Short exercise
Print the listing in its entirety and exactly, leaving out images.

Data lines
(begin)

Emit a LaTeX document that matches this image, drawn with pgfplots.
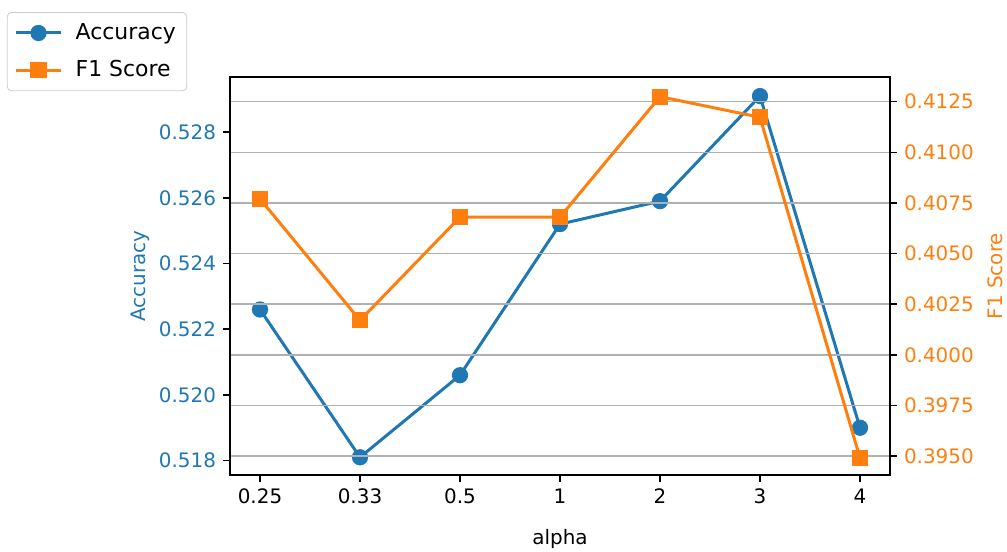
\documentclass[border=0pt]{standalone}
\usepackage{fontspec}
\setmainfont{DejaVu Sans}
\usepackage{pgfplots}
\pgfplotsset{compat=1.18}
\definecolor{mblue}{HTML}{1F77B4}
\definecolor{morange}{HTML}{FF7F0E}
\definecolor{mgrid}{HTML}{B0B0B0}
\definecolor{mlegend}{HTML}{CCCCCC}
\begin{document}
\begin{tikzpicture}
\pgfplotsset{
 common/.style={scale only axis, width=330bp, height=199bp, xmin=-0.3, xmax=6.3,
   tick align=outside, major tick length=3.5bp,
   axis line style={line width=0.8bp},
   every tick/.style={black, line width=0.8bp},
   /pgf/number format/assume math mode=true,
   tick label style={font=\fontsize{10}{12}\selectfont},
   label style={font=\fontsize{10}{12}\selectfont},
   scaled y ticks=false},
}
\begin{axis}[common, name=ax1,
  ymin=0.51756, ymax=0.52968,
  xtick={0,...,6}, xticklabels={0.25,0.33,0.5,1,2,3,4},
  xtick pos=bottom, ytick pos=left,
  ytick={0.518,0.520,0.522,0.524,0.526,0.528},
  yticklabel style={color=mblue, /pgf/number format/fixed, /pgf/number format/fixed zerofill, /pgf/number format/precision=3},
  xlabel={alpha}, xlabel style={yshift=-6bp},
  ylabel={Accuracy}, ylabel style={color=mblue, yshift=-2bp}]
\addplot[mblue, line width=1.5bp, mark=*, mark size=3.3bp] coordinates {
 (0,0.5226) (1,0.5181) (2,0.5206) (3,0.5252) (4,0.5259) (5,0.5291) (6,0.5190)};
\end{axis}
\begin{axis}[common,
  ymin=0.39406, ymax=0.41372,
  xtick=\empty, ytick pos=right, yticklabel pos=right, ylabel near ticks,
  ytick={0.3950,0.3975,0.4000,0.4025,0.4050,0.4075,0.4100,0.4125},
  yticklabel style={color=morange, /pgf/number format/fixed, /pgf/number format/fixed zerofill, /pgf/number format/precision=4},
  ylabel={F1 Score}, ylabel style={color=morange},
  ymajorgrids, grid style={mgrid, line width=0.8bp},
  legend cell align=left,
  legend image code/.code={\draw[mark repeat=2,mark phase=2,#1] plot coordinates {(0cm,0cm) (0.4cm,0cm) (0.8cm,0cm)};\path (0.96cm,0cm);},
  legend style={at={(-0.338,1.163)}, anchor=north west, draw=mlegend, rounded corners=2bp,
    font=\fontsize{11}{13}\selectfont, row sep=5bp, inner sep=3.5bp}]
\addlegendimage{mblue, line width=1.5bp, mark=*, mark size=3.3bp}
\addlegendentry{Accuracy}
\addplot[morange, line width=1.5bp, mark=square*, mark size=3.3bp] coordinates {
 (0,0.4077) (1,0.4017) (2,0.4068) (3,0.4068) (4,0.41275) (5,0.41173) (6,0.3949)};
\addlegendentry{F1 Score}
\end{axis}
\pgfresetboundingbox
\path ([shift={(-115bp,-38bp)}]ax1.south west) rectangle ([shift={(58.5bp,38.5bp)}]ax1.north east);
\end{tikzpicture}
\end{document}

(end)

Final result
Emit a LaTeX document that matches this image, drawn with pgfplots.
\documentclass[border=0pt]{standalone}
\usepackage{fontspec}
\setmainfont{DejaVu Sans}
\usepackage{pgfplots}
\pgfplotsset{compat=1.18}
\definecolor{mblue}{HTML}{1F77B4}
\definecolor{morange}{HTML}{FF7F0E}
\definecolor{mgrid}{HTML}{B0B0B0}
\definecolor{mlegend}{HTML}{CCCCCC}
\begin{document}
\begin{tikzpicture}
\pgfplotsset{
 common/.style={scale only axis, width=330bp, height=199bp, xmin=-0.3, xmax=6.3,
   tick align=outside, major tick length=3.5bp,
   axis line style={line width=0.8bp},
   every tick/.style={black, line width=0.8bp},
   /pgf/number format/assume math mode=true,
   tick label style={font=\fontsize{10}{12}\selectfont},
   label style={font=\fontsize{10}{12}\selectfont},
   scaled y ticks=false},
}
\begin{axis}[common, name=ax1,
  ymin=0.51756, ymax=0.52968,
  xtick={0,...,6}, xticklabels={0.25,0.33,0.5,1,2,3,4},
  xtick pos=bottom, ytick pos=left,
  ytick={0.518,0.520,0.522,0.524,0.526,0.528},
  yticklabel style={color=mblue, /pgf/number format/fixed, /pgf/number format/fixed zerofill, /pgf/number format/precision=3},
  xlabel={alpha}, xlabel style={yshift=-6bp},
  ylabel={Accuracy}, ylabel style={color=mblue, yshift=-2bp}]
\addplot[mblue, line width=1.5bp, mark=*, mark size=3.3bp] coordinates {
 (0,0.5226) (1,0.5181) (2,0.5206) (3,0.5252) (4,0.5259) (5,0.5291) (6,0.5190)};
\end{axis}
\begin{axis}[common,
  ymin=0.39406, ymax=0.41372,
  xtick=\empty, ytick pos=right, yticklabel pos=right, ylabel near ticks,
  ytick={0.3950,0.3975,0.4000,0.4025,0.4050,0.4075,0.4100,0.4125},
  yticklabel style={color=morange, /pgf/number format/fixed, /pgf/number format/fixed zerofill, /pgf/number format/precision=4},
  ylabel={F1 Score}, ylabel style={color=morange},
  ymajorgrids, grid style={mgrid, line width=0.8bp},
  legend cell align=left,
  legend image code/.code={\draw[mark repeat=2,mark phase=2,#1] plot coordinates {(0cm,0cm) (0.4cm,0cm) (0.8cm,0cm)};\path (0.96cm,0cm);},
  legend style={at={(-0.338,1.163)}, anchor=north west, draw=mlegend, rounded corners=2bp,
    font=\fontsize{11}{13}\selectfont, row sep=5bp, inner sep=3.5bp}]
\addlegendimage{mblue, line width=1.5bp, mark=*, mark size=3.3bp}
\addlegendentry{Accuracy}
\addplot[morange, line width=1.5bp, mark=square*, mark size=3.3bp] coordinates {
 (0,0.4077) (1,0.4017) (2,0.4068) (3,0.4068) (4,0.41275) (5,0.41173) (6,0.3949)};
\addlegendentry{F1 Score}
\end{axis}
\pgfresetboundingbox
\path ([shift={(-115bp,-38bp)}]ax1.south west) rectangle ([shift={(58.5bp,38.5bp)}]ax1.north east);
\end{tikzpicture}
\end{document}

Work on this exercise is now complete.